Мир барокко: музыка и экология

А.М.Гиляров,
доктор биологических наук, МГУ им.М.В.Ломоносова

История этого текста такова. В осеннем семестре я читаю студентам биологического факультета МГУ большой курс экологии - по две лекции каждую неделю, с начала сентября до двадцатых чисел декабря. К тому же студенты получают многочисленные домашние и классные задания. Под конец все несколько устают - и студенты, и преподаватель. И вот в качестве разгрузки на самой последней лекции, прежде чем объявить фамилии счастливчиков, получивших “автомат”, т.е. успешно выполнивших все задания и набравших за это солидную сумму баллов, я ставлю музыку. Звучит начало 2-й партиты И.С.Баха и его же “Итальянский концерт” в исполнении выдающегося клавесиниста Ральфа Киркпатрика (с которым, кстати, был хорошо знаком известный эколог Дж.Э.Хатчинсон, неоднократно упоминавшийся в лекциях по экологии). А затем, в качестве постскриптума, я ставлю “Зиму в Буэнос-Айресе” Астора Пьяцоллы и “Зиму” Вивальди - обе вещи в блестящем исполнении Гидона Кремера и его ансамбля “Кремерата Балтика”. Музыка сопровождается зрительным рядом: Бах идет под Боттичелли, Ренуара, Веласкеса, Матисса, Ватто и Мемлинга, Пьяцолла - исключительно под графику Пикассо, а “Зима” Вивальди под Питера Брейгеля (понятно, что “Охотники на снегу”). Но прежде чем запустить музыку и мультимедийный проектор, я пытаюсь студентам рассказать о том, почему лично для меня барочная музыка так хорошо перекликается с наукой экологией. Вот эти крайне субъективные заметки, ни в коем случае не претендующие на сколь-либо серьезный науковедческий, тем более музыковедческий анализ, я представляю на суд читателя и надеюсь на его снисходительность.

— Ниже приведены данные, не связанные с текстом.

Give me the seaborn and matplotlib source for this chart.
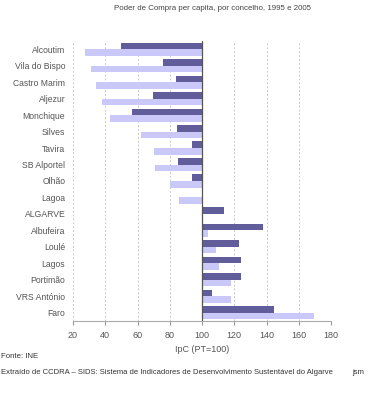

Что общего между музыкой эпохи барокко и экологией - наукой о живом облике биосферы? Первое, что приходит в голову, что ощущается уже нутром, на уровне подсознания, - это некое сходство принципов устройства двух миров. Один мир - музыкальный, сотворенный европейскими композиторами в период с конца XVI до середины XVIII в. Другой - это мир живой природы, нашедший свое отражение в трудах экологов ХХ в. Впрочем, может быть, правильнее говорить о разных аспектах или разном видении одного мира - того, в котором мы живем и который тем или иным способом стараемся понять. В этом стремлении объяснить и упорядочить окружающую реальность наука и искусство дополняют друг друга, а вовсе не вступают в непримиримое противоречие.

1. Слушая барочную музыку, мы невольно замечаем, что в ней есть, с одной стороны, некий фундамент, устойчивый “паттерн”, а с другой - бесчисленное количество вариаций, образующих многоуровневые конструкции возрастающей сложности. Подобно любым природным объектам, музыкальные произведения эпохи барокко характеризуются фрактальностью - повторением одной структуры в разных масштабах *. Соотношение исполняемых в разном темпе частей одного произведения (например, партиты или концерта) и кружева звуков в пределах одной отдельно взятой его части невольно вовлекает слушателя в “игру масштабов”. Но варьирование масштабов пространства-времени, в котором изучается какая-то популяция организмов или целое сообщество (например, тропический лес, океанический планктон или коралловый риф), - обычный прием современной экологии.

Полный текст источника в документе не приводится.